The American Society of Civil Engineers (ASCE) in its annual Report Card for 2009 has given a D (poor) grade for America's public infrastructure, another indicator of the widespread refrain that it is crumbling. The Report Card, an assessment by professional engineers of the nation's status in 15 categories of infrastructure, point to "an infrastructure that is poorly maintained, unable to meet current and future demands, and in some cases, unsafe". The Report estimates an investment requirement of $2.2 trillion over the next five years. A few salient features are as follows:
1. Of the 15 sectors, there are 4 C's and 11 D's. Bridges, solid waste and rail get C, whereas roads, aviation, school, energy, dams, public transit and even drinking water gets D.
2. The Eisenhower Interstate Highway System is more than 50 years old and is badly in need of both repairs and new investments. Poor road conditions cost motorists $67 billion a year in repairs and operating costs, and cost 14,000 Americans their lives. One-third of America's major roads are in poor or mediocre condition and 36% of major urban highways are congested.
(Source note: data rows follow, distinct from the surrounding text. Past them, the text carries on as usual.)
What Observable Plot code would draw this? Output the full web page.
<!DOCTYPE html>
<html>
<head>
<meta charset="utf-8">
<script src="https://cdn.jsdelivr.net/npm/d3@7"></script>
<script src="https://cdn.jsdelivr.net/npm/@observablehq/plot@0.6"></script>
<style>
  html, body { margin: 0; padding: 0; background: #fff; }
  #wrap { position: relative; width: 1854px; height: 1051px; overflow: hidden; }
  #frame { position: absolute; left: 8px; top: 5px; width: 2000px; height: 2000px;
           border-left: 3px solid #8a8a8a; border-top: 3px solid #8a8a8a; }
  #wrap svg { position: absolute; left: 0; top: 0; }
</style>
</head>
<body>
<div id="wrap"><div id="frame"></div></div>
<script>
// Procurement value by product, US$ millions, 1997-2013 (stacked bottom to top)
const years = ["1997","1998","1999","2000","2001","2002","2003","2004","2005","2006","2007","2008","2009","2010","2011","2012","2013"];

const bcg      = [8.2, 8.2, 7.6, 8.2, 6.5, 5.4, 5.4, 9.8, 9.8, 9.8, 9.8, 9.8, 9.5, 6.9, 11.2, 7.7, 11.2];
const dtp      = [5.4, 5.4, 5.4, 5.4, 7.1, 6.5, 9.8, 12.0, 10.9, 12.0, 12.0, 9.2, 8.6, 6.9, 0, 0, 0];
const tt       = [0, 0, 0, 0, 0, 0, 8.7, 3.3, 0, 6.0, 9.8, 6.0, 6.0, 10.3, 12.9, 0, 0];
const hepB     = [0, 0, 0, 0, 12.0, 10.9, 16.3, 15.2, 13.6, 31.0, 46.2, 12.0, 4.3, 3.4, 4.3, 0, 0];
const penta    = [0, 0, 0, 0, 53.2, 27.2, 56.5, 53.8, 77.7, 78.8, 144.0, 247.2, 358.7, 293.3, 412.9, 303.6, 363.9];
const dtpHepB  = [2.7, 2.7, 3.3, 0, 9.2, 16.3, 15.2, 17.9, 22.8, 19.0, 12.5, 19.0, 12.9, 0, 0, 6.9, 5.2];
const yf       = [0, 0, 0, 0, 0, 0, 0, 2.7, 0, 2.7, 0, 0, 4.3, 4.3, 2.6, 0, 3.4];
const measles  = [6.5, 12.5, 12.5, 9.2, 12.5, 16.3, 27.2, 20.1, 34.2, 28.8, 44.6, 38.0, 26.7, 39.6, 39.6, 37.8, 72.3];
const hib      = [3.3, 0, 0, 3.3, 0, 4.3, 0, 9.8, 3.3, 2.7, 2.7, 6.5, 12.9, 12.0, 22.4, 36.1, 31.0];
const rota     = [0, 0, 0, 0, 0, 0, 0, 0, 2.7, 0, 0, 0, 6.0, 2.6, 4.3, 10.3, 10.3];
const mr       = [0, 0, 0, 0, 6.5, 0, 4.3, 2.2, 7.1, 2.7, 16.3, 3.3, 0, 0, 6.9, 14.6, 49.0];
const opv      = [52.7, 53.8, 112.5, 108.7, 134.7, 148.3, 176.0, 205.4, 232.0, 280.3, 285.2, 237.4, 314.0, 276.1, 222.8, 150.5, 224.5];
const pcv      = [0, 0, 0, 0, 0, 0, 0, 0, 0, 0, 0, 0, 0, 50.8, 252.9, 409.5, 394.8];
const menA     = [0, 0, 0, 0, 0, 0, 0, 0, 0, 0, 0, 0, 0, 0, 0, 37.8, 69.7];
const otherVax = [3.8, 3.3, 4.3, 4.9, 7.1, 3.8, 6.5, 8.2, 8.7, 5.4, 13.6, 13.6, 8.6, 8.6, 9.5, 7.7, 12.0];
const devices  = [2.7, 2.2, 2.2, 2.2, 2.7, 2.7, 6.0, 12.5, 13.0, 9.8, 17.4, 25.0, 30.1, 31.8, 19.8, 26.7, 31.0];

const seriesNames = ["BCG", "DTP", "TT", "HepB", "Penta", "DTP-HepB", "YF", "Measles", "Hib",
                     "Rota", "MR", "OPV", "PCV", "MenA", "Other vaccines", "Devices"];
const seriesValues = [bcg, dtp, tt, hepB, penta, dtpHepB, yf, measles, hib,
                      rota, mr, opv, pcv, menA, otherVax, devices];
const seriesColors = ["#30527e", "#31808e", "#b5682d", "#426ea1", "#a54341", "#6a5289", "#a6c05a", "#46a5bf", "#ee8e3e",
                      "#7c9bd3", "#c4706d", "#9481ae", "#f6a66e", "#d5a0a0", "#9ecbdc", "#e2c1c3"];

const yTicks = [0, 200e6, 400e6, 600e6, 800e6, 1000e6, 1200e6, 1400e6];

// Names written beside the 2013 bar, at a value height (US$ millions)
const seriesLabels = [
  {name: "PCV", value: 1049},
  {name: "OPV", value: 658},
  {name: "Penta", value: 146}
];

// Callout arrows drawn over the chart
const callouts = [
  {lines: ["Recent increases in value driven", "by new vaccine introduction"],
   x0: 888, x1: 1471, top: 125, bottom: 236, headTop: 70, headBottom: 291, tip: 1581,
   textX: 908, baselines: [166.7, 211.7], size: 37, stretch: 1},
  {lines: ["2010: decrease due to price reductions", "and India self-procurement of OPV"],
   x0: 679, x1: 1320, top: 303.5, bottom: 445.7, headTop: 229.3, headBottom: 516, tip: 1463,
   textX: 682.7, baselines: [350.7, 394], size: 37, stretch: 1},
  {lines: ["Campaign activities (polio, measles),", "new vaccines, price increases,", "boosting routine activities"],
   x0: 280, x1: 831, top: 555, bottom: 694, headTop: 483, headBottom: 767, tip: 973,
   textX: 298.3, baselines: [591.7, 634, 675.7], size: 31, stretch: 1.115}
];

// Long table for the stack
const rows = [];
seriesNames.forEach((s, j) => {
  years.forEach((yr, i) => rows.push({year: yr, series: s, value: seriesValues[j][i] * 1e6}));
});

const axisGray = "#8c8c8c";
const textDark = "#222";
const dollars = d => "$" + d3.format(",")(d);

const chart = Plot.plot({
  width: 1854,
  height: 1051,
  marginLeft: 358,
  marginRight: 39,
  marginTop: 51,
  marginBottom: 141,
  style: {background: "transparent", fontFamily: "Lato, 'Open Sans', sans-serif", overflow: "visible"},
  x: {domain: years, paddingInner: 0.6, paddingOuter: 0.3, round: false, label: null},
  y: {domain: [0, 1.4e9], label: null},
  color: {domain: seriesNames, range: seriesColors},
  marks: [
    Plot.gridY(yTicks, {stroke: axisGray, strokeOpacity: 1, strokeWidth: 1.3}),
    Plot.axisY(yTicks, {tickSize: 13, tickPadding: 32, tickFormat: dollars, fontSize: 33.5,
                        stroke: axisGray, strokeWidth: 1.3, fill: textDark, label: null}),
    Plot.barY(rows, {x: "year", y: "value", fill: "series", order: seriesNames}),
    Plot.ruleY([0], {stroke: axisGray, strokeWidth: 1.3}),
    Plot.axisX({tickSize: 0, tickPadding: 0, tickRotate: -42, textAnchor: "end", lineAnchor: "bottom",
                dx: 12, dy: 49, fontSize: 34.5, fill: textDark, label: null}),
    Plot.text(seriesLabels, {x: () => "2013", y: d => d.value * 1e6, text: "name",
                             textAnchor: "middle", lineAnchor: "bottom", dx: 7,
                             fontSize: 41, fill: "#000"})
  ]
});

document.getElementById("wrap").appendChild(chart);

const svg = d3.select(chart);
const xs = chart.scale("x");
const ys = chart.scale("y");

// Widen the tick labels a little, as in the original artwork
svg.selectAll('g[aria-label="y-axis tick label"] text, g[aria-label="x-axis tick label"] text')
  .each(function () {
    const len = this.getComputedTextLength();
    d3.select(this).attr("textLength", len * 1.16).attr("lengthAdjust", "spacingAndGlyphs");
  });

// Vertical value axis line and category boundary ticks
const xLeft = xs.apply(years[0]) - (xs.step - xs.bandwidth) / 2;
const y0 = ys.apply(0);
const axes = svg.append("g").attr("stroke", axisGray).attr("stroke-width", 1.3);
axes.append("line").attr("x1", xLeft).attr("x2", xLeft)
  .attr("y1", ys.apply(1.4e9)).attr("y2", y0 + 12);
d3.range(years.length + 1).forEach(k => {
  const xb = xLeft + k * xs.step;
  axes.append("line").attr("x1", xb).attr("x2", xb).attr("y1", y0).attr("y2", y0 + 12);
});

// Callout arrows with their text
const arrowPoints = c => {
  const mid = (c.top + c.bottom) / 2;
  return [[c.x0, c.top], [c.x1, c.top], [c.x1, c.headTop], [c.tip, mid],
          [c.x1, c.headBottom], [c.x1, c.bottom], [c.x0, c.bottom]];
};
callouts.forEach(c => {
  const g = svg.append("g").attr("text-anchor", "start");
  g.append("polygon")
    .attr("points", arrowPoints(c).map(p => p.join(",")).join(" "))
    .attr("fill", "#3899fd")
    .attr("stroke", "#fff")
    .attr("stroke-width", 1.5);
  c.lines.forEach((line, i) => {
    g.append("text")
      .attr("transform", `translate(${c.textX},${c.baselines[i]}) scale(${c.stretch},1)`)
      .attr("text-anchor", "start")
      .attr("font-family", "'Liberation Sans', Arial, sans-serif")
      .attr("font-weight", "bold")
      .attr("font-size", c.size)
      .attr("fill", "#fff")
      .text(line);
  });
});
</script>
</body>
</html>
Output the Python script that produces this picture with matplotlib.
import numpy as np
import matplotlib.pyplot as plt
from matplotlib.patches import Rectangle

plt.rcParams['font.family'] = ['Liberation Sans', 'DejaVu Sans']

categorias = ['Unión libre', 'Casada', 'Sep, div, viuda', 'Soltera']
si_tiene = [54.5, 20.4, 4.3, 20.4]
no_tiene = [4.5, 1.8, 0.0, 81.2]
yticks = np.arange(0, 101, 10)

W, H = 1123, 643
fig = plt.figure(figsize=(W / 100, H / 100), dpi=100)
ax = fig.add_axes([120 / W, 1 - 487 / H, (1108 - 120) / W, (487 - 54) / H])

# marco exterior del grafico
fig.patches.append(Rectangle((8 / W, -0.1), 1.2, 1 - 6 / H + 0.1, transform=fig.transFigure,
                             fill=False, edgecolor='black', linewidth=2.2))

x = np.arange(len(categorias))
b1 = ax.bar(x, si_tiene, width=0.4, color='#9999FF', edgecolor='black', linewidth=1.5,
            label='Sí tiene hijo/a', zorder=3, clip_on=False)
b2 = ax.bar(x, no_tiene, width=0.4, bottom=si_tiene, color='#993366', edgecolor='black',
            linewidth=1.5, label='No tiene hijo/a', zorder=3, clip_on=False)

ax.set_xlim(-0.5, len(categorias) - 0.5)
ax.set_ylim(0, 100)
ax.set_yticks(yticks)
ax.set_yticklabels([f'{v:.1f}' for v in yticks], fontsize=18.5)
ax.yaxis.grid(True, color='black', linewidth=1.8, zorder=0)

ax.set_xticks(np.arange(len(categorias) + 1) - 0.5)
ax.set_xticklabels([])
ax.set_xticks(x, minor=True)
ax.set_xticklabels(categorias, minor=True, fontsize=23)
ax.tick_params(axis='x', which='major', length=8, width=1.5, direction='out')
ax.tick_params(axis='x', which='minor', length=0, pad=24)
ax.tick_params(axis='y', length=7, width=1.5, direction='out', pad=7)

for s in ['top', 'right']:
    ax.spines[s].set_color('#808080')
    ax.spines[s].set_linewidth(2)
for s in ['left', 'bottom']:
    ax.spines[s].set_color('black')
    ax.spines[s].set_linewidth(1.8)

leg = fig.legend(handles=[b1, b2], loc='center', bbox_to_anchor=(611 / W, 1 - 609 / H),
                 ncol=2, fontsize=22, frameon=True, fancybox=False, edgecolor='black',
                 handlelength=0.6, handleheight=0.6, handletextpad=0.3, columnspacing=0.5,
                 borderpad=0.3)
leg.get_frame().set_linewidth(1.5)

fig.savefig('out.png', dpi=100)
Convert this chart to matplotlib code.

3. The national power grid has seen 25% more demand since 1990, with little meaningful upgrade in its overall capacity, and peak deficits are reaching alarming levels. Without a projected electric utility investment of $1.5 trillion by 2030, brownouts and even blackouts will be routine occurrences.
4. More than 26%, or one in four, of the nation's bridges are either structurally deficient or functionally obsolete
5. Aging pipeline and treatment facilities that are near the end of their useful life means that an estimated seven billion gallons of clean drinking water is lost every day.
The report also lists out its suggestion for improving the infrastructure. One of the most important of the five suggestions is leadership by the Federal Government. The poor state of American public infrastructure is in many ways an indictment of the ideology that the development (and even maintenance) of public infrastructure can be left largely to the workings of the market and the private sector. This belief, is clearly at odds with all standard economic principles which define many of these infrastructure facilities as public goods, which the market will invariably under-supply and therefore requires the government to step in.
David Leonhardt draws attention to the relative spending on capital investment and research by the public and private sectors over the years. He finds that instead of increasing and occupying a much larger share, the private sector spending has remained constant at about 17% of GDP over the past 50 years. This itself is bad enough, but is compounded by the fact that spending by the government — federal, state and local — has dropped from about 7% of GDP in the 1950s to about 4% now.